Müzikal olarak albüm, karanlık dokulara ve synth ağırlıklı atmosferlere geri dönerek grubun erken dönem işlerinden izler taşıdı. Never Let Me Go, güncelliği, tematik derinliği ve Placebo’nun risk almaktan kaçınmayan tavrıyla övgü topladı.
Placebo. Miras ve Etki
Placebo’nun alternatif rock’a katkısı abartılamaz.

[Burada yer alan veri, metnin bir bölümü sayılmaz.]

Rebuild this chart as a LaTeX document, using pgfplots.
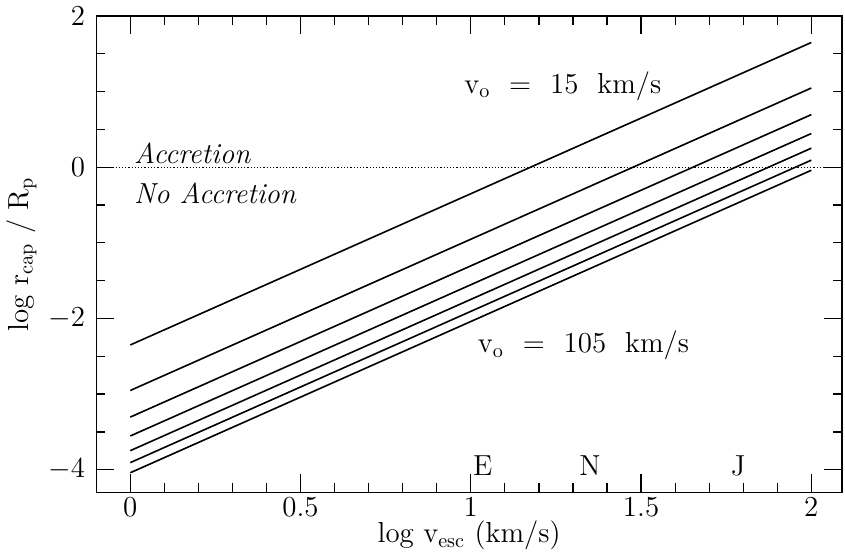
\documentclass[border=0pt]{standalone}
\usepackage{pgfplots}
\pgfplotsset{compat=1.18}
\begin{document}
\begin{tikzpicture}
\begin{axis}[
  scale only axis,
  width=371pt, height=237pt,
  xmin=-0.1, xmax=2.09,
  ymin=-4.3, ymax=2,
  xtick={0,0.5,1,1.5,2},
  xticklabels={0,0.5,1,1.5,2},
  ytick={-4,-2,0,2},
  minor x tick num=4,
  minor y tick num=3,
  tick align=inside,
  major tick length=9pt,
  minor tick length=4.5pt,
  tick style={black, line width=0.6pt},
  axis line style={line width=0.7pt},
  ticklabel style={font=\Large},
  xticklabel shift=-1pt,
  yticklabel shift=2pt,
  xlabel={\Large log v$_{\mathrm{esc}}$ (km/s)},
  ylabel={\Large log r$_{\mathrm{cap}}$ / R$_{\mathrm{p}}$},
  xlabel style={yshift=5pt},
  ylabel style={yshift=-1pt},
  clip=true,
]
\addplot[black, line width=0.8pt] coordinates {(0,-2.350) (2,1.650)};
\addplot[black, line width=0.8pt] coordinates {(0,-2.952) (2,1.048)};
\addplot[black, line width=0.8pt] coordinates {(0,-3.304) (2,0.696)};
\addplot[black, line width=0.8pt] coordinates {(0,-3.554) (2,0.446)};
\addplot[black, line width=0.8pt] coordinates {(0,-3.748) (2,0.252)};
\addplot[black, line width=0.8pt] coordinates {(0,-3.906) (2,0.094)};
\addplot[black, line width=0.8pt] coordinates {(0,-4.040) (2,-0.040)};
\addplot[black, densely dotted, line width=0.6pt] coordinates {(-0.1,0) (2.09,0)};
\node[anchor=west, font=\Large\itshape] at (axis cs:-0.01,0.19) {Accretion};
\node[anchor=west, font=\Large\itshape] at (axis cs:-0.01,-0.34) {No Accretion};
\node[anchor=west, font=\Large] at (axis cs:0.96,1.07) {v$_{\mathrm{o}}$\ \ =\ \ 15\ \ km/s};
\node[anchor=west, font=\Large] at (axis cs:1.0,-2.36) {v$_{\mathrm{o}}$\ \ =\ \ 105\ \ km/s};
\node[font=\Large] at (axis cs:1.035,-3.95) {E};
\node[font=\Large] at (axis cs:1.35,-3.95) {N};
\node[font=\Large] at (axis cs:1.785,-3.95) {J};
\end{axis}
\path (current axis.north east) ++(1.5pt,5.5pt) coordinate (r);
\path (current bounding box.south west) ++(0,2.5pt) coordinate (l);
\useasboundingbox (l) rectangle (r);
\end{tikzpicture}
\end{document}
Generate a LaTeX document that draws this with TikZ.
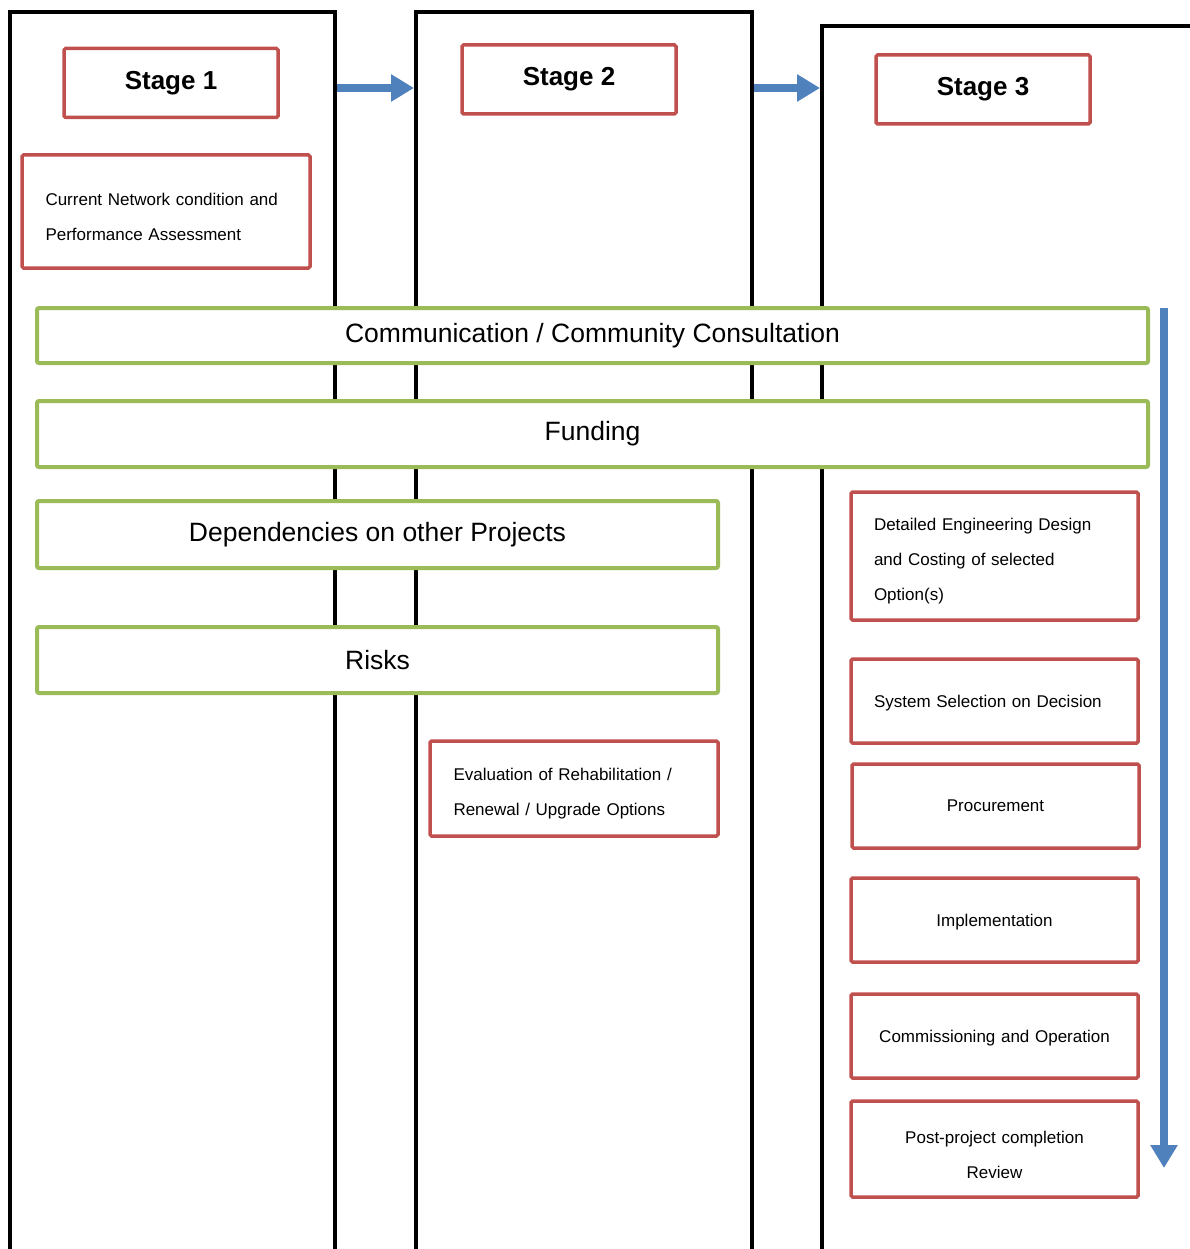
\documentclass[tikz,border=0pt]{standalone}
\usepackage{fontspec}
\setmainfont{Liberation Sans}
\usetikzlibrary{arrows.meta}

\definecolor{boxred}{HTML}{C0504D}
\definecolor{boxgreen}{HTML}{9BBB59}
\definecolor{flowblue}{HTML}{4F81BD}

\begin{document}
\begin{tikzpicture}[x=1pt,y=-1pt,
    column/.style={line width=4pt},
    stagebox/.style={draw=boxred,line width=3.5pt,rounded corners=1.5pt,fill=white,
      minimum width=214pt,minimum height=69pt,font=\fontsize{26}{30}\selectfont\bfseries},
    taskbox/.style={draw=boxred,line width=3.5pt,rounded corners=1.5pt,fill=white,
      minimum width=287pt,inner xsep=0pt,inner ysep=0pt,font=\fontsize{17}{35}\selectfont,
      execute at end node={\vspace{-11pt}}},
    lefttext/.style={text width=241pt,align=left},
    midtext/.style={text width=241pt,align=center},
    bandbox/.style={draw=boxgreen,line width=4pt,rounded corners=2pt,fill=white,
      font=\fontsize{26.5}{30}\selectfont},
    flow/.style={draw=flowblue,line width=8pt,-{Triangle[length=23pt,width=26pt]}}]

  \useasboundingbox (0,0) rectangle (1190,1249);

  % stage columns, open at the bottom
  \draw[column] (10,1260) |- (335,12) -- (335,1260);
  \draw[column] (416,1260) |- (752,12) -- (752,1260);
  \draw[column] (822,1260) |- (1200,26);

  \coordinate (oneout) at (337,88);
  \coordinate (twoin) at (414,88);
  \coordinate (twoout) at (754,88);
  \coordinate (threein) at (820,88);
  \coordinate (flowtop) at (1164,308);
  \coordinate (flowend) at (1164,1168);

  \node[stagebox] (stageone) at (171,83) {Stage 1};
  \node[stagebox] (stagetwo) at (569,79.5) {Stage 2};
  \node[stagebox] (stagethree) at (983,89.5) {Stage 3};

  \draw[flow] (oneout) -- (twoin);
  \draw[flow] (twoout) -- (threein);

  \node[taskbox,lefttext,minimum width=288pt,minimum height=113pt] (assess) at (166,211.5)
    {Current Network condition and\\Performance Assessment};

  \node[bandbox,minimum width=1111pt,minimum height=55pt] (consult) at (592.5,335.5)
    {Communication / Community Consultation};
  \node[bandbox,minimum width=1111pt,minimum height=66pt] (funding) at (592.5,434)
    {Funding};
  \node[bandbox,minimum width=681pt,minimum height=67pt] (depend) at (377.5,534.5)
    {Dependencies on other Projects};
  \node[bandbox,minimum width=681pt,minimum height=66pt] (risks) at (377.5,660)
    {Risks};

  \node[taskbox,lefttext,minimum width=288pt,minimum height=95pt] (options) at (574,788.5)
    {Evaluation of Rehabilitation /\\Renewal / Upgrade Options};

  \node[taskbox,lefttext,minimum height=128pt] (design) at (994.5,556)
    {Detailed Engineering Design\\and Costing of selected\\Option(s)};
  \node[taskbox,lefttext,minimum height=84pt] (select) at (994.5,701)
    {System Selection on Decision};
  \node[taskbox,midtext,minimum height=84pt] (procure) at (995.5,806)
    {Procurement};
  \node[taskbox,midtext,minimum height=84pt] (implement) at (994.5,920)
    {Implementation};
  \node[taskbox,midtext,minimum height=84pt] (commission) at (994.5,1036)
    {Commissioning and Operation};
  \node[taskbox,midtext,minimum height=96pt] (review) at (994.5,1149)
    {Post-project completion\\Review};

  \draw[flow] (flowtop) -- (flowend);

\end{tikzpicture}
\end{document}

Grup, sıklıkla maskülen duruşa yaslanan bir türde; cinsiyet akışkanlığına, duygusal açıklığa ve gotik estetiğe yer açtı. Brian Molko, birçok LGBTQ+ hayranı için bir ikon hâline gelirken, grubun bağımlılık, ruh sağlığı ve yabancılaşma üzerine açıkça konuşma cesareti, kuşaklar boyunca derin bir yankı uyandırdı.
Etkileri; Muse’dan My Chemical Romance’a uzanan pek çok grup ve modern dark-pop hareketinde hissedilir. Müzik trendleri değişse de Placebo, tavizsiz duruşunu koruyarak kalıplara meydan okudu ve ses dünyasının sınırlarını zorlamaya devam etti.
Placebo. Sonuç
Neredeyse otuz yıla yayılan kariyerleri boyunca Placebo, özüne sadık kalarak — filtresiz duygular, müzikal evrim ve meydan okuyan bireysellik — dünya çapında sadık bir hayran kitlesi oluşturdu. Müziği tıpkı imajı gibi, türlerin, cinsiyetlerin ve duyguların arasındaki o belirsiz bölgede var olur; sürekli değişen yapısıyla insan deneyiminin o güzel kaosunu yansıtan bir ayna gibidir.